Ends to the Means
Sometimes people can forget what their goals are or confuse the goals with the means to the goals. In the case of network security, it may manifest itself in people tending towards either security or usability. But I would say each is an objective towards a goal, but not the goal itself.
If neither is the goal, just what is? The goal, in my opinion, is to facilitate the operations of the business or government entity so that, in the case of business, it makes money and in the case of a government entity, the policies of the decision makers are carried out.

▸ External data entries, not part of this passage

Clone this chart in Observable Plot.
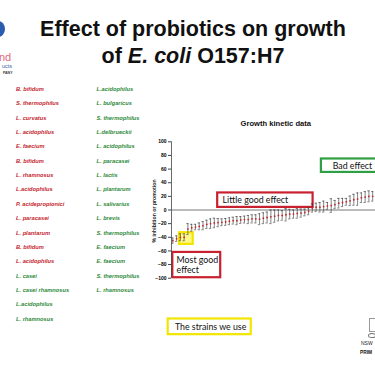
<!DOCTYPE html>
<html>
<head>
<meta charset="utf-8">
<script src="https://cdn.jsdelivr.net/npm/d3@7"></script>
<script src="https://cdn.jsdelivr.net/npm/@observablehq/plot@0.6"></script>
<style>
  html, body { margin: 0; padding: 0; background: #fff; overflow: hidden; }
  #slide { position: relative; width: 375px; height: 366px; overflow: hidden; font-family: "Liberation Sans", Arial, sans-serif; }
  #slide svg { position: absolute; left: 0; top: 0; overflow: hidden; }
  .ov { position: absolute; white-space: nowrap; }
  .title { left: 0; width: 386px; text-align: center; font-weight: bold; font-size: 21.5px; color: #111; line-height: 1; }
  .strain { font-style: italic; font-weight: bold; font-size: 5.7px; line-height: 1; }
</style>
</head>
<body>
<div id="slide"></div>
<script>
// ---- data ----
const titleLine1 = "Effect of probiotics on growth";
const chartTitle = "Growth kinetic data";
const yLabel = "% inhibition or promotion";
const yTicks = [100, 80, 60, 40, 20, 0, -20, -40, -60, -80, -100];

// strain lists (text, colour group)
const strainsCol1 = ["B. bifidum", "S. thermophilus", "L. curvatus", "L. acidophilus", "E. faecium", "B. bifidum",
  "L. rhamnosus", "L.acidophilus", "P. acidepropionici", "L. paracasei", "L. plantarum", "B. bifidum",
  "L. acidophilus", "L. casei", "L. casei rhamnosus", "L.acidophilus", "L. rhamnosus"];
const groupCol1 = ["r","r","r","r","r","r","r","r","r","r","r","r","r","g","g","g","g"];
const strainsCol2 = ["L.acidophilus", "L. bulgaricus", "S. thermophilus", "L.delbrueckii", "L. acidophilus",
  "L. paracasei", "L. lactis", "L. plantarum", "L. salivarius", "L. brevis", "S. thermophilus",
  "E. faecium", "E. faecium", "S. thermophilus", "L. rhamnosus"];

// growth kinetic values (% inhibition or promotion) and error half-widths
const values = [-45, -42, -40, -40, -28, -26, -25, -24, -23, -21, -20, -19, -18.5, -18, -17.5, -16.5,
  -15.6, -15.6, -14.6, -14, -14, -13, -13, -13.5, -12, -11, -10, -9, -8, -8, -7, -6, -6, -5, -4.5,
  -3.5, -2, 3, 4, 4, 5, 6, 6.5, 8, 10, 11, 12, 13.5, 15, 16, 18, 19, 20, 20];
const errors = [4, 4, 5, 5, 8, 5, 4, 5, 6, 6, 7, 7, 6, 5, 5, 5, 5, 6, 5, 5, 6, 6, 6, 8, 8, 8, 10, 9, 8,
  7, 9, 7, 6, 7, 6, 5, 5, 6, 6, 7, 8, 5, 10, 6, 7, 6, 5, 7, 8, 9, 7, 8, 8, 7];

// annotation boxes in data units (index, value)
const boxLabels = ["Little good effect", "Most good|effect", "Bad effect", "", "The strains we use"];
const boxX1 = [11.9, 0, 39.4, 1.77, -1.23];
const boxX2 = [37.2, 12.7, 66, 5.41, 20.8];
const boxY1 = [25, -62.2, 74.8, -33.3, -159.8];
const boxY2 = [3.8, -99.3, 55.1, -50.4, -182.8];
const boxTextX = [13.2, 1.0, 42.4, 0, 0.55];
const boxColor = ["#c8202f", "#c8202f", "#2ea043", "#f2e600", "#f2e600"];

// ---- build ----
const pts = values.map((v, i) => ({i, v, lo: v - errors[i], hi: v + errors[i]}));
const boxes = boxLabels.map((t, k) => ({t, x1: boxX1[k], x2: boxX2[k], y1: boxY1[k], y2: boxY2[k], c: boxColor[k],
  tx: boxTextX[k], fill: k === 3 ? "#fff78a" : "#fff"}));
const xDom = [-0.35, 53.75];

const plot = Plot.plot({
  width: 375, height: 366,
  marginLeft: 171, marginRight: 0, marginTop: 141.3, marginBottom: 88.3,
  style: {fontFamily: "'Liberation Sans', Arial, sans-serif", background: "transparent", overflow: "hidden"},
  x: {domain: xDom, axis: null},
  y: {domain: [-100, 100], axis: null},
  marks: [
    Plot.rect(boxes, {x1: "x1", x2: "x2", y1: "y1", y2: "y2", stroke: "c", fill: "fill", strokeWidth: 2.2}),
    Plot.axisY({ticks: yTicks, tickSize: 3, tickPadding: 2, fontSize: 5, fontWeight: "bold", label: null, stroke: "#444"}),
    Plot.ruleX([xDom[0]], {y1: -100, y2: 100, stroke: "#444", strokeWidth: 0.8}),
    Plot.ruleY([0], {x1: xDom[0], x2: 60, stroke: "#555", strokeWidth: 0.8}),
    Plot.text([yLabel], {x: xDom[0], y: 0, dx: -17, dy: 1, rotate: -90, fontSize: 5.2, fontWeight: "bold", fill: "#222"}),
    Plot.text([chartTitle], {x: 27.3, y: 100, dy: -18, fontSize: 7.6, fontWeight: "bold", fill: "#111"}),
    Plot.ruleX(pts, {x: "i", y1: "lo", y2: "hi", stroke: "#333", strokeWidth: 0.6}),
    Plot.ruleY(pts, {x1: d => d.i - 0.3, x2: d => d.i + 0.3, y: "hi", stroke: "#333", strokeWidth: 0.6}),
    Plot.ruleY(pts, {x1: d => d.i - 0.3, x2: d => d.i + 0.3, y: "lo", stroke: "#333", strokeWidth: 0.6}),
    Plot.dot(pts, {x: "i", y: "v", r: 0.9, fill: "#c0282d"}),
    Plot.text(boxes.filter(b => b.t), {
      x: "tx", y: d => (d.y1 + d.y2) / 2, text: d => d.t.replace("|", "\n"),
      textAnchor: "start", lineHeight: 1.1, fontSize: 8.8,
      fontFamily: "Lato, 'Open Sans', sans-serif", fill: "#111"})
  ]
});

const slide = document.getElementById("slide");
slide.appendChild(plot);

function add(html, cls, style) {
  const d = document.createElement("div");
  d.className = "ov " + cls;
  d.innerHTML = html;
  Object.assign(d.style, style);
  slide.appendChild(d);
  return d;
}
// title
add(titleLine1, "title", {top: "19px"});
add("of <i>E. coli</i> O157:H7", "title", {top: "46px"});

// strain lists
strainsCol1.forEach((s, k) => add(s, "strain", {left: "16px", top: (87 + k * 14.35) + "px",
  color: groupCol1[k] === "r" ? "#c4262e" : "#2f8a3a"}));
strainsCol2.forEach((s, k) => add(s, "strain", {left: "96.5px", top: (87 + k * 14.35) + "px", color: "#2f8a3a"}));

// left logo fragments
add("", "", {left: "-9px", top: "21px", width: "14px", height: "16px", borderRadius: "50%", background: "#2a5db0"});
add("nd", "", {left: "-1px", top: "51px", fontSize: "11px", color: "#e2687a", fontFamily: "Arial"});
add("ucts", "", {left: "2px", top: "63px", fontSize: "5.5px", color: "#3c63b0"});
add("PANY", "", {left: "3px", top: "71px", fontSize: "3.5px", fontWeight: "bold", color: "#333"});

// right logo fragments
add("", "", {left: "369px", top: "318px", width: "5px", height: "12px", border: "1px solid #999"});
add("", "", {left: "368px", top: "333px", width: "6px", height: "3px", borderRadius: "50%", border: "1px solid #777"});
add("NSW", "", {left: "361px", top: "340px", fontSize: "5px", color: "#222"});
add("PRIM", "", {left: "360px", top: "350px", fontSize: "4.8px", fontWeight: "bold", color: "#111"});
</script>
</body>
</html>
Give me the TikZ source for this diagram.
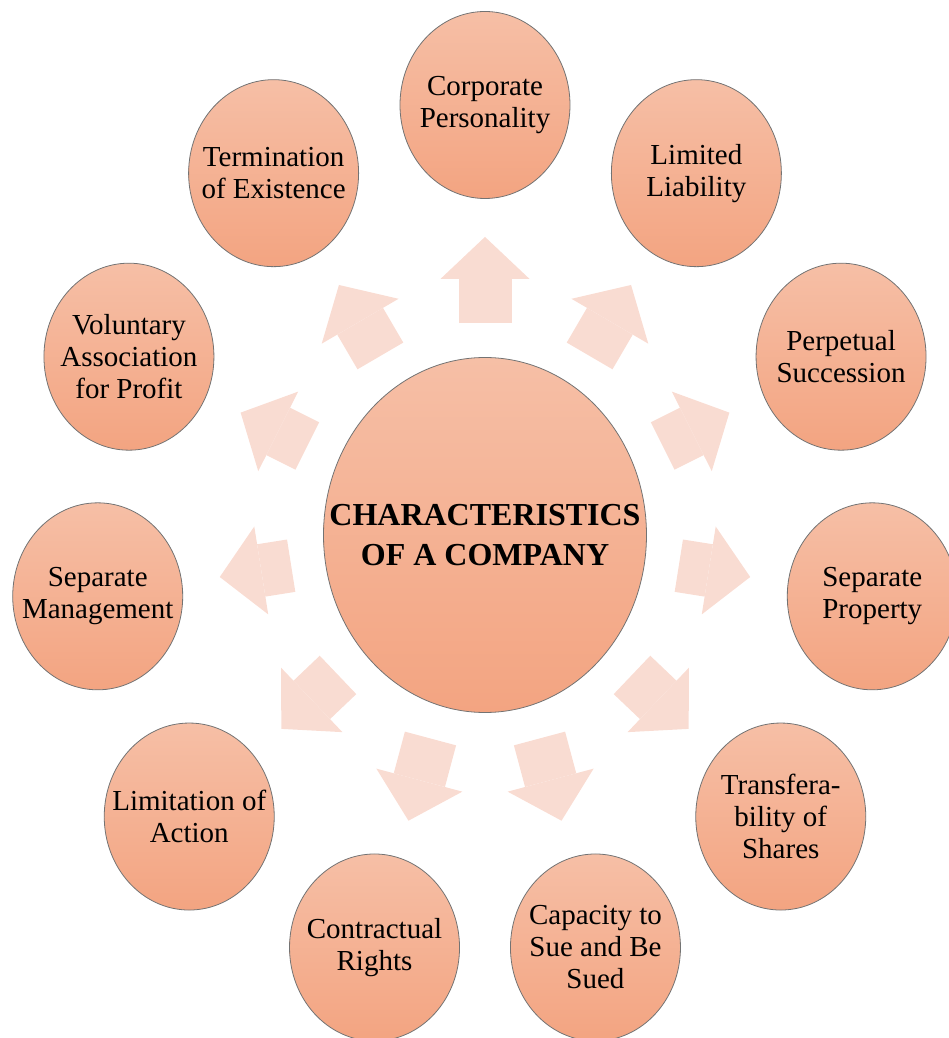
\documentclass[tikz,border=0pt]{standalone}
\usepackage{fontspec}
\setmainfont{Liberation Serif}
\usetikzlibrary{arrows.meta,shapes.geometric}

\definecolor{peachtop}{HTML}{F6BFA6}
\definecolor{peachbottom}{HTML}{F3A481}
\definecolor{blush}{HTML}{F9DCD2}

\tikzset{
  trait/.style={ellipse,draw=black!55,line width=0.8pt,top color=peachtop,bottom color=peachbottom,
    minimum width=170pt,minimum height=187pt,inner xsep=-40pt,inner ysep=0pt,align=center,
    font=\fontsize{29}{32}\selectfont},
  hub/.style={trait,minimum width=323pt,minimum height=355pt,inner xsep=-50pt,
    font=\fontsize{32}{40}\selectfont\bfseries},
  push/.style={draw=blush,line width=53pt,shorten <=34pt,shorten >=38pt,
    -{Triangle[width=89pt,length=42pt,line width=0pt]}}
}

\begin{document}
\begin{tikzpicture}[x=0.91pt,y=1pt]
\useasboundingbox (-485pt,-503pt) rectangle (464pt,535pt);

\node[hub] (0) at (0,0){CHARACTERISTICS\\OF A COMPANY};
\node[trait] (1) at (90:430){Corporate\\Personality};
\node[trait] (2) at (57.3:430){Limited\\Liability};
\node[trait] (3) at (24.5:430){Perpetual\\Succession};
\node[trait] (4) at (-8.2:430){Separate\\Property};
\node[trait] (5) at (-40.9:430){Transfera-\\bility of\\Shares};
\node[trait] (6) at (-73.6:430){Capacity to\\Sue and Be\\Sued};
\node[trait] (7) at (-106.4:430){Contractual\\Rights};
\node[trait] (8) at (-139.1:430){Limitation of\\Action};
\node[trait] (9) at (-171.8:430){Separate\\Management};
\node[trait] (10) at (155.5:430){Voluntary\\Association\\for Profit};
\node[trait] (11) at (122.7:430){Termination\\of Existence};
\draw[push] (0) -- (1);
\draw[push] (0) -- (2);
\draw[push] (0) -- (3);
\draw[push] (0) -- (4);
\draw[push] (0) -- (5);
\draw[push] (0) -- (6);
\draw[push] (0) -- (7);
\draw[push] (0) -- (8);
\draw[push] (0) -- (9);
\draw[push] (0) -- (10);
\draw[push] (0) -- (11);

\end{tikzpicture}
\end{document}
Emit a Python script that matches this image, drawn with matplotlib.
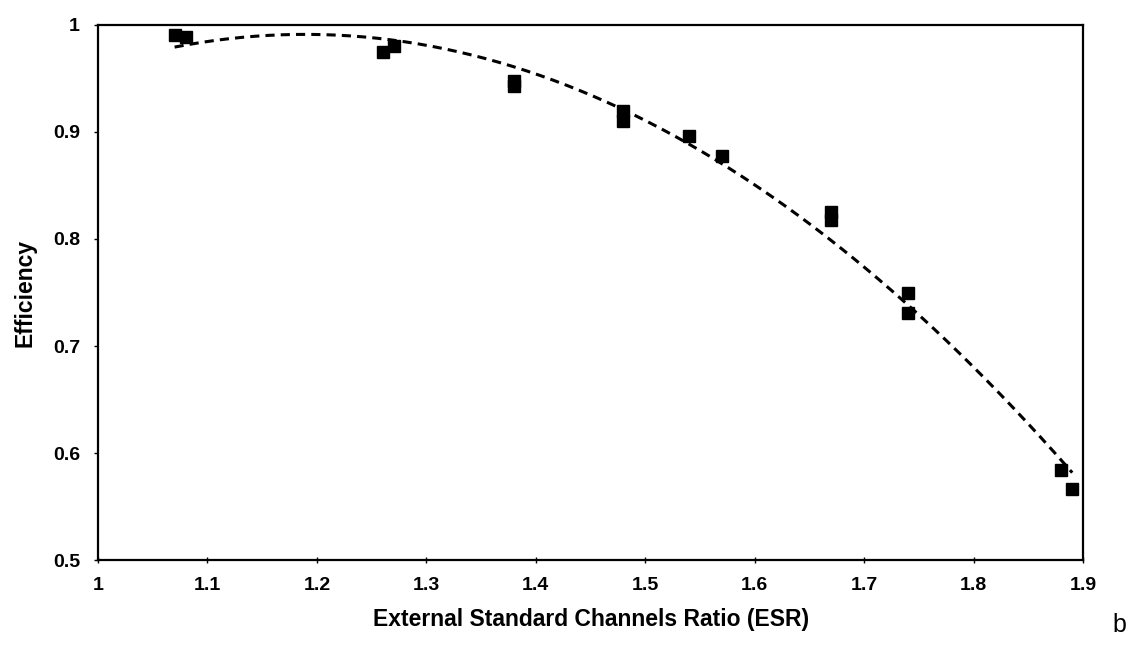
import numpy as np
import matplotlib
matplotlib.use("Agg")
import matplotlib.pyplot as plt
from matplotlib.ticker import FuncFormatter

plt.rcParams['font.family'] = ['Liberation Sans', 'DejaVu Sans']

# Measured efficiency against external standard channels ratio
esr = [1.07, 1.08, 1.26, 1.27, 1.38, 1.38, 1.48, 1.48, 1.54, 1.57,
       1.67, 1.67, 1.74, 1.74, 1.88, 1.89]
efficiency = [0.991, 0.989, 0.975, 0.980, 0.948, 0.943, 0.920, 0.910, 0.896, 0.878,
              0.825, 0.818, 0.750, 0.731, 0.584, 0.566]

x_ticks = [1, 1.1, 1.2, 1.3, 1.4, 1.5, 1.6, 1.7, 1.8, 1.9]
y_ticks = [0.5, 0.6, 0.7, 0.8, 0.9, 1.0]

fig = plt.figure(figsize=(11.39, 6.54), dpi=100)
ax = fig.add_axes([0.086, 0.1437, 0.865, 0.8181])

# Second-order polynomial trend line over the measured range
coef = np.polyfit(esr, efficiency, 2)
xs = np.linspace(min(esr), max(esr), 200)
ax.plot(xs, np.polyval(coef, xs), color='black', lw=2.2, dashes=[3, 2])

ax.plot(esr, efficiency, linestyle='none', marker='s', markersize=8.5,
        color='black', markeredgecolor='black')

ax.set_xlim(1, 1.9)
ax.set_ylim(0.5, 1.0)
ax.set_xticks(x_ticks)
ax.set_yticks(y_ticks)
fmt = FuncFormatter(lambda v, p: f"{v:g}")
ax.xaxis.set_major_formatter(fmt)
ax.yaxis.set_major_formatter(fmt)

for s in ax.spines.values():
    s.set_linewidth(1.6)
    s.set_color('black')

ax.tick_params(axis='x', direction='inout', length=5, width=1, labelsize=14, pad=10)
ax.tick_params(axis='y', direction='out', length=3, width=1, labelsize=14, pad=10)
for lbl in ax.get_xticklabels() + ax.get_yticklabels():
    lbl.set_fontweight('bold')

ax.set_xlabel('External Standard Channels Ratio (ESR)', fontsize=16.5, fontweight='bold', labelpad=10)
ax.set_ylabel('Efficiency', fontsize=16.5, fontweight='bold', labelpad=12)

fig.text(0.983, 0.045, 'b', fontsize=18, ha='center', va='center')

fig.savefig('out.png', dpi=100, facecolor='white')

Notice that I am in no way saying the network should be configured solely to make it easier for IT people to maintain nor solely to make it easy users to access. In the first case, no one would have access and the data would remain in a pristine, if useless state. In the second, everyone would have access and the data might be suspect and therefore also useless.
In order to reach their respective goals, security must be balanced with usability. But this balance is based on criteria such as, but surely not limited to, how secure the data must be (based on context) and how computer savvy are the users.
Data that someone would want to access, without the proper authority to do so may need a higher level of security than something that is not valuable to anyone other than those already authorized to use it. For example, salary levels are considered highly proprietary information by businesses. On the other hand, public officials have their salaries, many times, set in statute and therefore are open to anyone. How much government spends and what its revenues are is also public information. Hence, the context of what is being stored may make a difference on the level, if any, of security.
Likewise, if people authorized to access salary data are not able to, due to security, because it is overly cumbersome then they can't help, for example, the business make money.
Now, you would think all of this is obvious and why am I wasting these electrons telling you this. Well, there is a saying that the customer is always right and perhaps there will come a day in which the competing values of network security and usability will not longer be a problem. But as many businesses learn, not all customers are right for their business. I mean, in a service business like, for example, computer customer support, a minority of your customers create a majority of your work. In most cases, a business model like this is workable because everyone pays for the service but only a minority actually use it. So a business can still make money under this model.
But get enough of the wrong kind of people, either as users or people wanting to inappropriately access your data and it is possible that the experience of providing support is higher than the money coming in.
In my case, I know of two people in our office that between them, generate more service calls than the rest of us combined. Why? Partly it's because network security is not as transparent as some would believe and partly it's because these users don't understand the concept of a computer, much less a network of computers.
One solution would be to open the network to anyone. In our office that might not be so bad of an idea. Being a court house, this building has pretty good physical security. I'm not going to list what this includes but suffice it to say no one gets in without being noticed. Further, the resources available are not so much different from what is available on our public facing Internet servers. So heretical as it may sound, a case could be made to eliminate network passwords or at least standardize on one password that gives access to all required data (as opposed to having one to login, one to get email, one each to access the mainframes and minis, etc.).
But you may work at a place where data positively must be kept only for those authorized. If so, you have to balance that with making it accessible to everyone that is authorized. To do that, you may have to spend money and get retinal or fingerprint scanners. This costs money, but so may losing proprietary information to a competitor.
The bottom line is to remember what your goal is and not to confuse it with the means to the goal.